A Lost Lady

by Willa Cather. New York: Alfred A. Knopf. 1923. 12mo. 174 pp. $1.75.
‘THE Old West had been settled by dreamers, great-hearted adventurers who were unpractical to the point of magnificence; a courteous brotherhood, strong in attack but weak in defense, who could conquer but could not hold. Now all the vast territory they had won was to be at the mercy of men . . . who had never dared anything, never risked anything.’
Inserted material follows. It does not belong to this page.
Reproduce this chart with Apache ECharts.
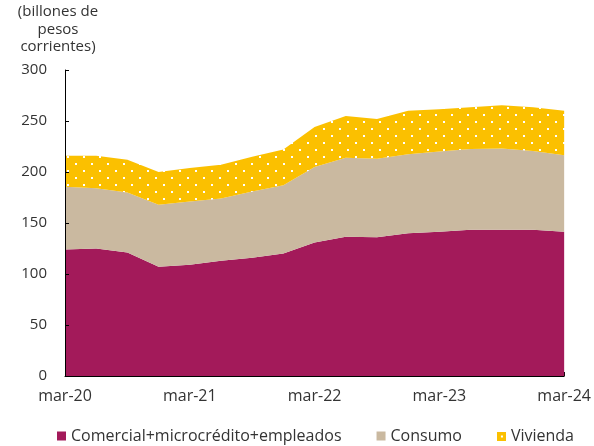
<!DOCTYPE html>
<html>
<head>
<meta charset="utf-8">
<script src="https://cdn.jsdelivr.net/npm/echarts@6/dist/echarts.min.js"></script>
<style>
  html, body { margin: 0; padding: 0; background: #fff; }
  #chart { width: 594px; height: 446px; }
</style>
</head>
<body>
<div id="chart"></div>
<script>
// trimestres mar-20 .. mar-24
var categories = [
  "mar-20", "jun-20", "sep-20", "dic-20",
  "mar-21", "jun-21", "sep-21", "dic-21",
  "mar-22", "jun-22", "sep-22", "dic-22",
  "mar-23", "jun-23", "sep-23", "dic-23",
  "mar-24"
];
var comercial = [124, 125, 121, 107, 109, 113, 116, 120, 131, 136.5, 136, 140, 141.5, 143.5, 143.5, 143.5, 141.5];
var consumo = [61.5, 59, 59, 61, 62, 61, 65, 67, 74, 77.5, 77, 77.5, 78.5, 79, 79.5, 77, 75];
var vivienda = [30.5, 32, 32, 32, 33, 33, 34, 35, 39, 41, 39, 42.5, 41.5, 41, 42.5, 43, 43.5];
var yTicks = [0, 50, 100, 150, 200, 250, 300];

var font = "'Open Sans', 'Noto Sans', sans-serif";
var textColor = "#333";

// relleno amarillo con puntos blancos
function dotPattern() {
  var c = document.createElement("canvas");
  c.width = 16;
  c.height = 14;
  var ctx = c.getContext("2d");
  ctx.fillStyle = "#FBC000";
  ctx.fillRect(0, 0, 16, 14);
  ctx.fillStyle = "#fff";
  ctx.fillRect(3, 2, 2, 2);
  ctx.fillRect(11, 9, 2, 2);
  return c;
}
var pattern = { image: dotPattern(), repeat: "repeat" };

// icono de leyenda para vivienda
function viviendaIcon() {
  var c = document.createElement("canvas");
  c.width = 9;
  c.height = 9;
  var ctx = c.getContext("2d");
  ctx.fillStyle = "#FBC000";
  ctx.fillRect(0, 0, 9, 9);
  ctx.fillStyle = "#fff";
  ctx.fillRect(4, 4, 2, 2);
  return "image://" + c.toDataURL();
}

var chart = echarts.init(document.getElementById("chart"));

function areaSeries(name, data, color, fill) {
  return {
    name: name,
    type: "line",
    stack: "total",
    data: data,
    showSymbol: false,
    symbol: "none",
    lineStyle: { width: 0 },
    itemStyle: { color: color },
    areaStyle: { color: fill || color, opacity: 1 },
    emphasis: { disabled: true }
  };
}

chart.setOption({
  backgroundColor: "#fff",
  animation: false,
  title: {
    text: "(billones de\npesos\ncorrientes)",
    left: 58,
    top: 3,
    padding: 0,
    textAlign: "center",
    textStyle: {
      fontFamily: font,
      fontSize: 15,
      fontWeight: "normal",
      color: textColor,
      lineHeight: 17.5
    }
  },
  grid: { left: 65, right: 26, top: 70, bottom: 70, containLabel: false },
  legend: {
    top: 423,
    left: 52,
    icon: "rect",
    itemWidth: 9,
    itemHeight: 9,
    itemGap: 35,
    textStyle: { fontFamily: font, fontSize: 16, color: textColor },
    data: [
      { name: "Comercial+microcrédito+empleados" },
      { name: "Consumo" },
      { name: "Vivienda", icon: viviendaIcon() }
    ]
  },
  xAxis: {
    type: "category",
    boundaryGap: false,
    data: categories,
    axisLine: { lineStyle: { color: "#000", width: 1 } },
    axisTick: { inside: true, interval: 3, length: 4, lineStyle: { color: "#000" } },
    axisLabel: {
      interval: 3,
      margin: 12,
      fontFamily: font,
      fontSize: 16,
      color: textColor,
      showMaxLabel: true
    },
    splitLine: { show: false }
  },
  yAxis: {
    type: "value",
    min: yTicks[0],
    max: yTicks[yTicks.length - 1],
    interval: 50,
    axisLine: { show: true, lineStyle: { color: "#000", width: 1 } },
    axisTick: { show: true, inside: true, length: 4, lineStyle: { color: "#000" } },
    axisLabel: { margin: 18, fontFamily: font, fontSize: 15, color: textColor },
    splitLine: { show: false },
    z: 10
  },
  series: [
    areaSeries("Comercial+microcrédito+empleados", comercial, "#A31A5A"),
    areaSeries("Consumo", consumo, "#CAB9A0"),
    areaSeries("Vivienda", vivienda, "#FBC000", pattern)
  ]
});
</script>
</body>
</html>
There are a good many recurrences of such a motif in Miss Cather’s new novel; but it is a motif which, in this least rugged and most sophisticated of her major works, has rather less than its calculated share in the effect. For one thing, the railroad-builders and land-holders who, in A Lost Lady, suggest the pioneer type — by contrast with the ‘shrewd young men, trained by petty economies,’ who followed them — are themselves children of the modern complexity and softness when placed beside the truly elemental types of their predecessors; so that their qualities constitute the heroic half of a comparison only when set off against the positive ignobility of a succeeding generation. But the fundamental truth is that, in essence, A Lost Lady is not a regional novel. Its background of time and place, intrinsically an important enough chapter in the social history of the West, does not exist here to be expressed by the characters. It is but a set of circumstances attendant on one dominant character who vividly contradicts her environment — an exceptional individual whose tragic pathos can be seen only against surroundings grotesquely unrelated to her personality. In the kind of society which makes a natural place for such as she, she would seem relatively trivial. Her conspicuous greatness resides in her being from the outset, so far as her environment is concerned, a lost lady.
Marian Forrester is the woman who makes a purely decorative art of living and of her personal relations; who with unconscious arrogance claims all tributes by virtue of her sheer charm, and with that same charm answers all responsibilities, rewards all services. It is easy to point out the sterility of such a personal gift and of the life lived to conserve it: but the answer is that charm itself creates and blesses. It is simply a more generalized form of the fatal gift of beauty, which changes all who come within its spell. The true appraisement of Marian Forrester’s gift is in, for one example, the attitude of her obscurely heroic husband, who valiantly protects, not only others, but even himself from seeing the weak spots in her armor. Men feel that the one thing which such a creature owes them is to keep her charm immaculate; and for this reason they will deny their own senses when they find her conduct faithless or her character tawdry.
A Lost Lady is Miss Cather’s version of the loveliness whose appointed task it is to include virtue as the whole includes the parts, and whose failure to be born with the strength for this high destiny is the supreme tragedy.